Problems can arise when another dog doesn't recognize the meaning behind these play gestures. A dog that lacks significant social experiences may be clueless about what a play bow means and could respond with fear. They may even attack the dog that was offering the play solicitation. But if you have dogs that have grown up with other dogs and have learned dog etiquette, your dog will understand the request to play. Dog etiquette is when a dog understands that if another dog does something, I'm supposed to respond like this. Then when one dog does perform a play solicitation, the other dog would know to play back if they feel like playing. Or, maybe the dog doesn't feel like playing, in which case he will ignore the play bow or just lie down. Then the dog wanting to play will need to know that his request has been denied. So then, he has to learn when to back off and not force the issue.

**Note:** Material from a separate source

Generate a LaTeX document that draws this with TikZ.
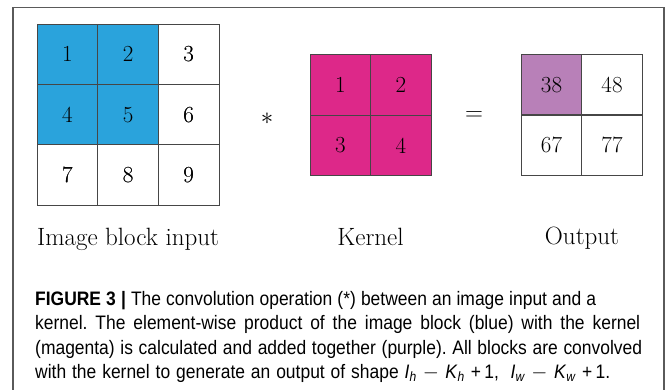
\documentclass[tikz,border=0pt]{standalone}
\usepackage{fontspec}
\newfontfamily\capfont[FakeStretch=0.895]{Liberation Sans}
\definecolor{cellblue}{RGB}{42,163,220}
\definecolor{cellmagenta}{RGB}{221,40,137}
\definecolor{cellpurple}{RGB}{184,128,184}
\definecolor{gridline}{RGB}{70,70,70}
\definecolor{framegray}{RGB}{90,90,90}
\newcommand{\capsub}[1]{\raisebox{-0.25ex}{\fontsize{13.5}{14}\selectfont\textit{#1}}}
\frenchspacing
\begin{document}
\begin{tikzpicture}[x=1pt,y=-1pt,
  cell/.style={draw=gridline, line width=0.8pt, minimum width=60.6pt, minimum height=60.5pt,
    inner sep=0pt, font=\fontsize{23}{27}\selectfont},
  lbl/.style={anchor=base, inner sep=0pt, font=\fontsize{25}{29}\selectfont},
  capline/.style={anchor=base west, inner sep=0pt, font=\capfont\fontsize{19.5}{22}\selectfont}]
\useasboundingbox (0,0) rectangle (672,390);
% outer frame (open at the bottom)
\draw[framegray, line width=1.1pt] (13,390) -- (13,7.5) -- (664,7.5) -- (664,390);

% image block, 3x3
\foreach \r in {1,2,3}{
  \foreach \c in {1,2,3}{
    \pgfmathtruncatemacro{\v}{(\r-1)*3+\c}
    \node[cell] (g\r\c) at ({37+60.7*(\c-0.5)},{24+60.4*(\r-0.5)}) {\v};
  }
}
\foreach \r/\c in {1/1,1/2,2/1,2/2}{
  \fill[cellblue] (g\r\c.south west) rectangle (g\r\c.north east);
}
\foreach \r in {1,2,3}{
  \foreach \c in {1,2,3}{
    \pgfmathtruncatemacro{\v}{(\r-1)*3+\c}
    \node[cell] at (g\r\c) {\v};
  }
}

% kernel, 2x2
\node[cell, fill=cellmagenta] (k11) at (340.3,85) {1};
\node[cell, fill=cellmagenta] (k12) at (400.8,85) {2};
\node[cell, fill=cellmagenta] (k21) at (340.3,145.5) {3};
\node[cell, fill=cellmagenta] (k22) at (400.8,145.5) {4};

% output, 2x2
\node[cell, fill=cellpurple] (o11) at (551.5,85) {38};
\node[cell] (o12) at (612,85) {48};
\node[cell] (o21) at (551.5,145) {67};
\node[cell] (o22) at (612,145) {77};

% operators
\node[inner sep=0pt, font=\fontsize{23}{27}\selectfont] (star) at (267,119) {$*$};
\node[inner sep=0pt, font=\fontsize{23}{27}\selectfont] (eq) at (474,116) {$=$};

% block labels
\node[lbl] (limg) at (128,245) {Image block input};
\node[lbl] (lker) at (370.5,245) {Kernel};
\node[lbl] (lout) at (582,244) {Output};

% caption, each line spread to its width
\node[capline] (c1) at (35,305) {\makebox[561pt][s]{\textbf{FIGURE 3 |} The convolution operation (*) between an image input and a}};
\node[capline] (c2) at (35,329.5) {\makebox[605pt][s]{kernel. The element-wise product of the image block (blue) with the kernel}};
\node[capline] (c3) at (35,354) {\makebox[607pt][s]{(magenta) is calculated and added together (purple). All blocks are convolved}};
\node[capline] (c4) at (35,378.5) {\makebox[575pt][s]{with the kernel to generate an output of shape \textit{I}\capsub{h}\,\,$-$\,\,\textit{K}\capsub{h}\,\,+\,1, \ \textit{I}\capsub{w}\,\,$-$\,\,\textit{K}\capsub{w}\,\,+\,1.}};
\end{tikzpicture}
\end{document}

There can be conflict in the home when there is a young dog who likes to play a lot and an older dog who is fine playing sometimes but not always. The younger dog may want to play longer and harder than the older dog. Sometimes the older dog will play and other times it will just ignore him. The younger dog has to learn to back off and give the older dog his space.
This is all part of the socialization skills that dogs need to learn so they can interact with other dogs. They will need these social skills when they go to parks, parties, gatherings and even out to local pet stores. Help your dog learn these skills early on and you will be rewarded in the long run.